Im letzten Akt telefoniert Orpheus mit seinem Vater Apollo. Dem Sänger des Apollo filmt dabei ein Handy in den Mund beim Singen. Für mich war das ein bisschen viel Großaufnahme. Orpheus soll aber seine Gattin nie wiedersehen und wird selbst zur Statue, die sich mit einer Projektion großer Musiker vereint. Orpheus steigt quasi in den Himmel großer Musiker auf. Am Ende kommt das Partyvolk aus dem ersten Akt wieder auf die Bühne und preisen Orpheus.

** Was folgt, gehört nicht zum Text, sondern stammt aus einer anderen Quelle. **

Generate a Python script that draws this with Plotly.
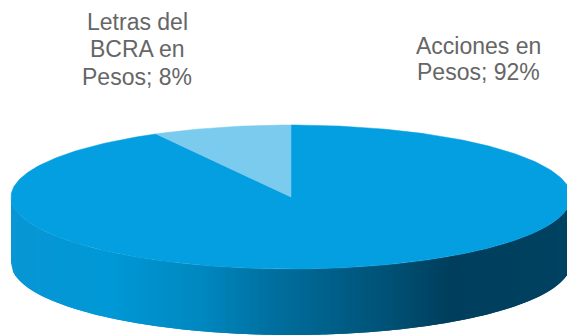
import math
import plotly.graph_objects as go

labels = ["Acciones en Pesos", "Letras del BCRA en Pesos"]
values = [92, 8]
label_lines = [["Acciones en", "Pesos; 92%"], ["Letras del", "BCRA en", "Pesos; 8%"]]
label_centers = [(478, [46, 72]), (137, [22, 49, 77])]
colors = ["#049fe0", "#7bcbee"]

CX, CY, RX, RY, DEPTH = 291, 197, 280, 72, 66
stops = [(11, (8, 150, 212)), (110, (0, 152, 214)), (200, (0, 136, 192)), (270, (0, 112, 160)),
         (330, (0, 96, 138)), (400, (0, 78, 114)), (450, (0, 62, 92)), (571, (0, 66, 98))]


def side_color(x):
    for (x0, c0), (x1, c1) in zip(stops, stops[1:]):
        if x <= x1:
            f = max(0, (x - x0) / (x1 - x0))
            return "rgb(%d,%d,%d)" % tuple(round(a + (b - a) * f) for a, b in zip(c0, c1))
    return "rgb(0,66,98)"


def pt(t, dy=0):
    return CX + RX * math.sin(t), CY - RY * math.cos(t) + dy


fig = go.Figure()

# side wall: front half of the disc, as evenly wide strips, each running on to the right edge
# so that the next strip paints over it and no seams show
n = 280
edge = [CX - RX + 2 * RX * i / n for i in range(n + 1)]


def front_t(x):
    return math.pi - math.asin(max(-1, min(1, (x - CX) / RX)))


for i in range(n):
    xs_top = edge[i:i + 3] if i + 2 <= n else edge[i:]
    top = [pt(front_t(x)) for x in xs_top]
    low = [pt(front_t(x), DEPTH) for x in reversed(xs_top)]
    poly = top + low + [top[0]]
    col = side_color((edge[i] + edge[i + 1]) / 2)
    fig.add_trace(go.Scatter(x=[p[0] for p in poly], y=[p[1] for p in poly],
                             mode="lines", fill="toself", fillcolor=col,
                             line=dict(width=0), hoverinfo="skip", showlegend=False))

# top face, one wedge per value
total = sum(values)
start = 0.0
for name, v, col in zip(labels, values, colors):
    end = start + v / total * 2 * math.pi
    steps = max(4, int(v * 4))
    pts = [pt(start + (end - start) * k / steps) for k in range(steps + 1)]
    xs = [CX] + [p[0] for p in pts] + [CX]
    ys = [CY] + [p[1] for p in pts] + [CY]
    fig.add_trace(go.Scatter(x=xs, y=ys, mode="lines", fill="toself", fillcolor=col,
                             line=dict(color=col, width=0.5), name=name, showlegend=False))
    start = end

for lines, (x, ys) in zip(label_lines, label_centers):
    for line, y in zip(lines, ys):
        fig.add_annotation(x=x, y=y, text=line, showarrow=False, xanchor="center", yanchor="middle",
                           font=dict(family="Liberation Sans, Arial", size=23, color="#666666"))

fig.update_layout(width=567, height=335, margin=dict(l=0, r=0, t=0, b=0),
                  paper_bgcolor="white", plot_bgcolor="white", showlegend=False,
                  xaxis=dict(range=[0, 567], visible=False, fixedrange=True),
                  yaxis=dict(range=[335, 0], visible=False, fixedrange=True))
fig.write_html("out.html", config={"displayModeBar": False},
               post_script="document.body.style.margin='0';document.body.style.overflow='hidden';")
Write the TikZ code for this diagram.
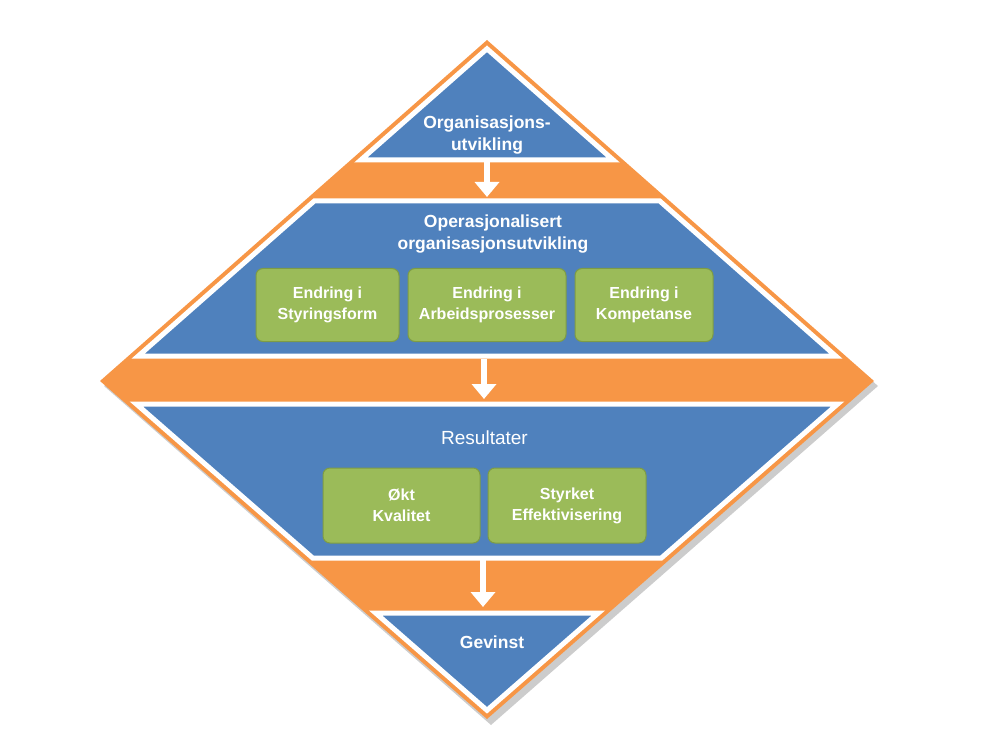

Ein sehr ungewöhnlicher Monteverdi klingt da aus dem Orchestergraben des Opernhauses und nicht nur dort. Weil die Abstände dort nicht einzuhalten sind, die man augenblicklich fordert, spielen ein Teil der Geiger aus dem 1. Rang und ein Teil der Bläser aus den Proszeniumslogen. Gerade wenn man von Ferne und Weite singt, kommt das Geigerquartett im Rang zum Einsatz und schafft so neue musikalische Akzente. Die Instrumentierung mit einem Xylofon und die jazzigen Einlagen bei Orpheus Gang aus der Unterwelt wurden damals sicher nicht so notiert. Puristen von Frühbarock mögen da jetzt laut protestieren, aber dadurch werden interessante Akzente gesetzt. Barock ist jetzt nicht so mein Fall, ich fand das Ergebnis dennoch stimmig. Derzeit kann man nicht besonders wählerisch sein, man muss eben froh sein, dass überhaupt gespielt wird. Ein Blick in den Orfeo lohnt allemal, da waren sich die Kritiker einig. Wir hatten an diesem Abend Frank Löhr am Dirigentenpult, der an dieser Fassung als Komponist mitgewirkt hat. Die Oper wurde inszeniert von Jens-Daniel Herzog, wo es außer einem Tisch und einer großen Videoleinwand wenig zu sehen gab.